The other thing we don’t yet know is how or if these premium losses will start to affect the team’s overall mentality. I watched the Seahawks fall apart pretty quickly after Malcolm Butler’s interception in Super Bowl XLIX. That was a very mentally strong team, but they were never the same. I’m not saying that’s sure to happen for the 49ers, but you have to wonder how much of  that they can take before it starts to show. 

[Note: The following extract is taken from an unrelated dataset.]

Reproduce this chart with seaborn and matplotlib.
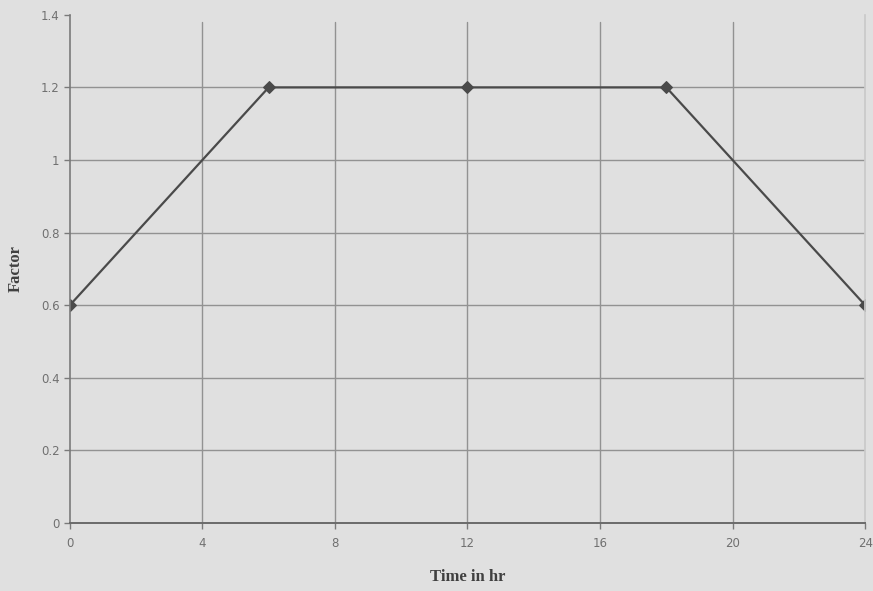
import matplotlib
matplotlib.use("Agg")
import matplotlib.pyplot as plt
import seaborn as sns
import pandas as pd

hours = [0, 6, 12, 18, 24]
factor = [0.6, 1.2, 1.2, 1.2, 0.6]
x_ticks = [0, 4, 8, 12, 16, 20, 24]
y_ticks = [0, 0.2, 0.4, 0.6, 0.8, 1.0, 1.2, 1.4]
y_labels = ["0", "0.2", "0.4", "0.6", "0.8", "1", "1.2", "1.4"]

df = pd.DataFrame({"Time in hr": hours, "Factor": factor})

sns.set_theme(style="white")
bg = "#e0e0e0"
fig = plt.figure(figsize=(8.73, 5.91), dpi=100, facecolor=bg)
ax = fig.add_axes([0.080, 0.115, 0.911, 0.860])
ax.set_facecolor(bg)

sns.lineplot(data=df, x="Time in hr", y="Factor", ax=ax, color="#4a4a4a",
             marker="D", markersize=6, markeredgecolor="#4a4a4a", linewidth=1.6)

ax.set_xlim(0, 24)
ax.set_ylim(0, 1.4)
ax.set_xticks(x_ticks)
ax.set_xticklabels([str(t) for t in x_ticks])
ax.set_yticks(y_ticks)
ax.set_yticklabels(y_labels)

for t in x_ticks[1:-1]:
    ax.axvline(t, ymin=0, ymax=0.985, color="#929292", linewidth=1.0, zorder=0)
for t in y_ticks[1:-1]:
    ax.axhline(t, color="#929292", linewidth=1.0, zorder=0)

ax.spines["top"].set_visible(False)
ax.spines["right"].set_color("#cacaca")
ax.spines["left"].set_color("#7a7a7a")
ax.spines["bottom"].set_color("#6a6a6a")
ax.spines["left"].set_linewidth(1.2)
ax.spines["bottom"].set_linewidth(1.4)

ax.tick_params(axis="both", colors="#7a7a7a", labelcolor="#707070", labelsize=8.5,
               length=4, width=1, direction="out", left=True, bottom=True)
ax.tick_params(axis="x", pad=6)

ax.set_xlabel("Time in hr", family="Liberation Serif", fontweight="bold", fontsize=12,
              color="#404040", labelpad=14)
ax.set_ylabel("Factor", family="Liberation Serif", fontweight="bold", fontsize=12,
              color="#404040", labelpad=12)

fig.savefig("out.png", dpi=100, facecolor=bg)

Kyle: The Chiefs apparently don’t need to do anything. This is probably the worst Kansas City team we’ll see any time in the near future and they still won a Super Bowl. It’s ridiculous. They need to figure out the Chris Jones stuff because I’m not totally sure they can have their same defense without him. They’ll also need to provide some better pass-catching weapons for Mahomes. Beyond that it’s just a matter of letting the Reid-Mahomes-Spagnuolo train roll forward until one of the trio wants to get off. 

For the 49ers it’s more precarious. They’ll have a bunch of rollover cap space thanks to a slew of restructures of their bigger contracts last offseason. However, they’re quietly getting old and they won’t have QB Brock Purdy under contract for $14 an hour for much longer. Not only is it clear they need to upgrade on both lines and in the secondary, but they’ll also need to start figuring out contingency plans for some of their superstars. Trent Williams turns 36 before next season. George Kittle turns 31 next season. So does Arik Armstead. Javon Hargrave turned 31 just before the Super Bowl. Deebo Samuel turned 28 in January. Christian McCaffrey will be 28 in June. That’s a group of players that doesn’t have another five-year window.

They’ll also need to decide just how much Purdy can elevate a roster. He’s extension eligible after next season and a free agent after 2025. Do they pay him and sacrifice elsewhere on the roster, or do they move on and try to find another inexpensive QB while loading the roster up around him. If Shanahan is right about Purdy and he’s a franchise signal caller, the 49ers will be fine as they jettison some of their stars. If the head coach is wrong about the QB, the 49ers could be in for a disaster over the next few years.